El mes de agosto es una ficción. Tanto en las zonas turísticas como en las ciudades la vida cambia de ritmo, pero es en la España vacía donde ese cambio se nota más merced a la breve vida que adquiere y que apenas dura lo que un suspiro. Semanas culturales y festejos, conciertos en las perdidas iglesias, actividades organizadas para celebrar la vuelta (y para combatir el aburrimiento también) hacen pensar a los antiguos vecinos que la vida sigue en sus pueblos y que todo vuelve a ser lo que era antes de que ellos se fueran de allí. Pero, a poco que uno se fije, observará que todo es una ficción, un intento bienintencionado y voluntarioso de negar lo que la realidad les muestra y que los pocos vecinos que resisten en sus casas todo el año conocen bien: que el pueblo es un decorado y el verano una teatralización forzada de una vida que se fue y que ya no va a regresar, porque nada es lo que era, comenzando por los actores mismos. Y que, cuando se termine agosto, la representación teatral concluirá, como sucede en todos los escenarios.

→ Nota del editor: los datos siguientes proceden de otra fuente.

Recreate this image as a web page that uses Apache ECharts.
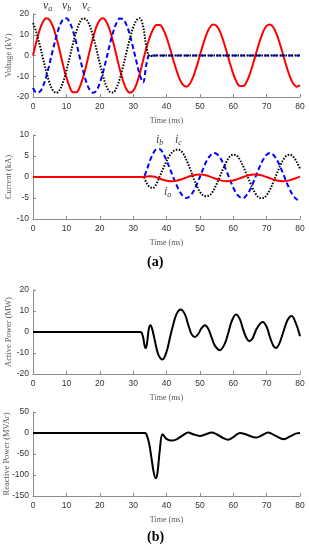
<!DOCTYPE html>
<html><head><meta charset="utf-8">
<script src="https://cdn.jsdelivr.net/npm/echarts@6/dist/echarts.min.js"></script>
<style>html,body{margin:0;padding:0;background:#fff}#c{width:309px;height:550px}</style>
</head><body><div id="c"></div>
<script>
// ---- data ----
const timeMs = [0,1,2,3,4,5,6,7,8,9,10,11,12,13,14,15,16,17,18,19,20,21,22,23,24,25,26,27,28,29,30,31,32,33,34,35,36,37,38,39,40,41,42,43,44,45,46,47,48,49,50,51,52,53,54,55,56,57,58,59,60,61,62,63,64,65,66,67,68,69,70,71,72,73,74,75,76,77,78,79,80];
const xTicks = [0,10,20,30,40,50,60,70,80];

// Voltage (kV)
const va = [0,6.6,12.3,16.3,18.0,17.1,13.9,8.7,2.3,-4.5,-10.6,-15.2,-17.7,-17.7,-15.2,-10.6,-4.5,2.3,8.7,13.9,17.1,18.0,16.3,12.3,6.6,0,-6.6,-12.3,-16.3,-18.0,-17.1,-13.9,-8.7,-2.3,3.7,8.8,12.7,14.7,14.7,12.7,8.8,3.7,-1.9,-7.2,-11.6,-14.3,-15.0,-13.6,-10.3,-5.5,0,5.5,10.3,13.6,15.0,14.3,11.6,7.2,1.9,-3.7,-8.8,-12.7,-14.7,-14.7,-12.7,-8.8,-3.7,1.9,7.2,11.6,14.3,15.0,13.6,10.3,5.5,0,-5.5,-10.3,-13.6,-15.0,-14.3];
const vb = [-15.6,-17.8,-17.5,-14.8,-10.0,-3.7,3.0,9.3,14.3,17.3,17.9,15.9,11.8,5.9,-0.8,-7.3,-12.9,-16.6,-18.0,-16.9,-13.4,-8.0,-1.5,5.2,11.2,15.6,17.8,17.5,14.8,10.0,3.7,-3.0,-9.3,-13.0,-4.0,0.5,0,0,0,0,0,0,0,0,0,0,0,0,0,0,0,0,0,0,0,0,0,0,0,0,0,0,0,0,0,0,0,0,0,0,0,0,0,0,0,0,0,0,0,0,0];
const vc = [15.6,11.2,5.2,-1.5,-8.0,-13.4,-16.9,-18.0,-16.6,-12.9,-7.3,-0.8,5.9,11.8,15.9,17.9,17.3,14.3,9.3,3.0,-3.7,-10.0,-14.8,-17.5,-17.8,-15.6,-11.2,-5.2,1.5,8.0,13.4,16.9,18.0,14.0,4.0,-0.5,0,0,0,0,0,0,0,0,0,0,0,0,0,0,0,0,0,0,0,0,0,0,0,0,0,0,0,0,0,0,0,0,0,0,0,0,0,0,0,0,0,0,0,0,0];

// Current (kA)
const ia = [0,0,0,0,0,0,0,0,0,0,0,0,0,0,0,0,0,0,0,0,0,0,0,0,0,0,0,0,0,0,0,0,0,0,0.1,0.15,0.1,-0.1,-0.4,-0.67,-0.88,-0.99,-0.99,-0.88,-0.67,-0.4,-0.1,0.19,0.42,0.56,0.6,0.52,0.35,0.09,-0.2,-0.49,-0.75,-0.92,-1.0,-0.96,-0.82,-0.59,-0.3,0,0.27,0.48,0.59,0.59,0.48,0.27,0,-0.3,-0.59,-0.82,-0.96,-1.0,-0.92,-0.75,-0.49,-0.2,0.09];
const ib = [0,0,0,0,0,0,0,0,0,0,0,0,0,0,0,0,0,0,0,0,0,0,0,0,0,0,0,0,0,0,0,0,0,0,1.5,3.8,5.6,6.6,6.6,5.6,4.0,2.0,0,-1.9,-3.5,-4.6,-5.0,-4.6,-3.5,-1.9,0,2.0,3.8,5.0,5.7,5.5,4.7,3.2,1.4,-0.6,-2.5,-4.0,-4.8,-5.0,-4.3,-3.1,-1.3,0.7,2.6,4.2,5.3,5.7,5.3,4.2,2.6,0.7,-1.3,-3.1,-4.5,-5.3,-5.7];
const ic = [0,0,0,0,0,0,0,0,0,0,0,0,0,0,0,0,0,0,0,0,0,0,0,0,0,0,0,0,0,0,0,0,0,0,-1.4,-2.4,-2.6,-1.6,0.2,2.0,3.8,5.2,6.1,6.5,6.4,5.6,4.0,2.1,-0.1,-2.0,-3.5,-4.4,-4.6,-4.3,-3.3,-1.7,0.1,2.0,3.7,4.9,5.3,5.1,4.1,2.5,0.6,-1.2,-3.0,-4.3,-5.0,-5.0,-4.3,-3.0,-1.2,0.7,2.6,4.1,5.1,5.3,4.8,3.6,2.0];

// Active power (MW)
const pTime = [0,32,32.5,33,33.5,33.8,34.2,34.7,35.2,35.7,36.5,37.5,38.8,40,41,42,43,44.2,45.5,46.5,47.5,48.5,49.5,50.5,51.5,52.5,53.5,54.5,56,57.5,58.5,59.5,60.8,62,63,64,64.8,65.8,67,68.8,70,71,72,72.8,73.8,75,76.2,77.5,78.8,80];
const pValue = [0,0,-0.2,-2.5,-7,-7.6,-5,1.5,3.2,1.5,-4,-10.5,-13.1,-9.5,-3,3.5,8.5,10.7,8.5,3.5,-1,-2.4,-1,1.8,3.2,1.5,-2.5,-6.5,-8.7,-5.5,-0.5,5,8.3,6,1,-3,-4.4,-3,1.5,4.8,2.5,-2.5,-6.5,-7.6,-5.5,0,5.5,7.6,4,-2];

// Reactive power (MVAr)
const qTime = [0,33.5,34,34.8,35.5,36.2,36.8,37.3,38,38.8,40,41.5,43,45,46.5,48,50,51.8,53.5,55,57,58.5,60,62,64,66.8,68.5,70.5,72.5,75.2,77,79,80];
const qValue = [0,0,-3,-25,-60,-95,-108,-95,-40,-3,-14,-18,-15,-5,1,-3,-7,-3,1,-3,-12,-16,-10,0,-4,-11,-6,1,-6,-15,-8,-1,0];

const yV = [-20,20,10], yI = [-10,10,5], yP = [-20,20,10], yQ = [-150,50,50];

// ---- chart ----
const RED='#ff0000', BLUE='#0000ff', BLK='#000000';
const grids = [
  {left:33, right:9, top:14, height:83, outerBoundsMode:'none', containLabel:false},
  {left:33, right:9, top:135, height:84, outerBoundsMode:'none', containLabel:false},
  {left:33, right:9, top:290, height:84, outerBoundsMode:'none', containLabel:false},
  {left:33, right:9, top:412, height:84, outerBoundsMode:'none', containLabel:false}
];
const axisGray = '#8c8c8c';
function xAx(i){
  return {gridIndex:i, type:'value', min:xTicks[0], max:xTicks[xTicks.length-1], interval:10,
    name:'Time (ms)', nameLocation:'middle', nameGap:20, nameMoveOverlap:false,
    nameTextStyle:{fontFamily:'Liberation Serif', fontSize:8, color:'#555'},
    axisLine:{onZero:false, lineStyle:{color:axisGray, width:1}},
    axisTick:{inside:true, length:3, lineStyle:{color:axisGray}},
    axisLabel:{fontFamily:'Liberation Sans', fontSize:8.5, color:'#333', margin:5},
    splitLine:{show:false}};
}
function yAx(i, r, name, gap){
  return {gridIndex:i, type:'value', min:r[0], max:r[1], interval:r[2],
    name:name, nameLocation:'middle', nameGap:gap, nameMoveOverlap:false,
    nameTextStyle:{fontFamily:'Liberation Serif', fontSize:8.5, color:'#555'},
    axisLine:{show:true, onZero:false, lineStyle:{color:axisGray, width:1}},
    axisTick:{show:true, inside:true, length:3, lineStyle:{color:axisGray}},
    axisLabel:{fontFamily:'Liberation Sans', fontSize:8.5, color:'#333', margin:4},
    splitLine:{show:false}};
}
function zip(t, v){ return t.map((x,k)=>[x, v[k]]); }
function ser(i, data, color, type, w){
  return {type:'line', xAxisIndex:i, yAxisIndex:i, data:data, showSymbol:false, symbol:'none',
    smooth:0.35, lineStyle:{color:color, width:w||2, type:type||'solid'}, animation:false, z:2};
}
const dashB = [5,3], dotK = [1.5,1.5];
const sub = (c)=>({v:{fontFamily:'Liberation Serif', fontStyle:'italic', fontSize:12, fill:c}, s:{fontFamily:'Liberation Serif', fontStyle:'italic', fontSize:8, fill:c, verticalAlign:'bottom', padding:[6,0,0,0]}});
const option = {
  animation:false,
  grid:grids,
  xAxis:[xAx(0),xAx(1),xAx(2),xAx(3)],
  yAxis:[yAx(0,yV,'Voltage (kV)',20), yAx(1,yI,'Current (kA)',20), yAx(2,yP,'Active Power (MW)',20), yAx(3,yQ,'Reactive Power (MVAr)',22)],
  series:[
    ser(0, zip(timeMs, va), RED, 'solid', 2),
    ser(0, zip(timeMs, vb), BLUE, dashB, 2),
    ser(0, zip(timeMs, vc), BLK, dotK, 2),
    ser(1, zip(timeMs, ib), BLUE, dashB, 2),
    ser(1, zip(timeMs, ic), BLK, dotK, 2),
    ser(1, zip(timeMs, ia), RED, 'solid', 2),
    ser(2, zip(pTime, pValue), BLK, 'solid', 2),
    ser(3, zip(qTime, qValue), BLK, 'solid', 2)
  ],
  graphic:[
    {type:'text', left:43, top:0, style:{text:'{v|v}{s|a}', rich:sub('#333')}},
    {type:'text', left:62, top:0, style:{text:'{v|v}{s|b}', rich:sub('#333')}},
    {type:'text', left:82, top:0, style:{text:'{v|v}{s|c}', rich:sub('#333')}},
    {type:'text', left:156, top:134, style:{text:'{v|i}{s|b}', rich:sub('#444')}},
    {type:'text', left:175, top:134, style:{text:'{v|i}{s|c}', rich:sub('#444')}},
    {type:'text', left:164, top:186, style:{text:'{v|i}{s|a}', rich:sub('#444')}},
    {type:'text', left:147, top:255, style:{text:'(a)', fontFamily:'Liberation Serif', fontWeight:'bold', fontSize:14, fill:'#000'}},
    {type:'text', left:147, top:530, style:{text:'(b)', fontFamily:'Liberation Serif', fontWeight:'bold', fontSize:14, fill:'#000'}}
  ]
};
const chart = echarts.init(document.getElementById('c'), null, {renderer:'canvas'});
chart.setOption(option);
</script></body></html>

La vida breve se podría titular esa obra teatral que se representa estos días por media España con los veraneantes como protagonistas y los vecinos como espectadores, evocando la ópera de Manuel de Falla del mismo título y la novela del uruguayo Onetti también homónima. Algo hay de estas en la representación (ese estribillo que se repite a modo de melodía a lo largo de toda la obra de Falla: “¡Malhaya el hombre, malhaya, / que nace con negro sino! / ¡Malhaya quien nace yunque / en vez de nacer martillo!”. o esa doble personalidad del protagonista de la célebre novela de Onetti, que sustituye con sus ensoñaciones lo que la vida le ha arrebatado) y, en cualquier caso, la vida breve no deja de ser la definición mejor de lo que sucede en miles de pueblos de toda España en el mes de agosto, especialmente en esas provincias a las que la emigración ha diezmado sus censos. Quienes regresan, como quienes permanecen en ellos, son conscientes de esa brevedad, pero viven el verano como si fuera a durar siempre, igual que esos adolescentes que se enamoran en él creyendo que el verano y el amor son infinitos.

Hay que dejarlos que lo disfruten. Que piensen que sus pueblos seguirán vivos cuando ellos vuelvan a abandonarlos al llegar el final de sus vacaciones. Que los que se quedan todo el invierno no les echarán en falta porque la vida sigue como en verano, como si la soledad y el olvido fueran imaginación.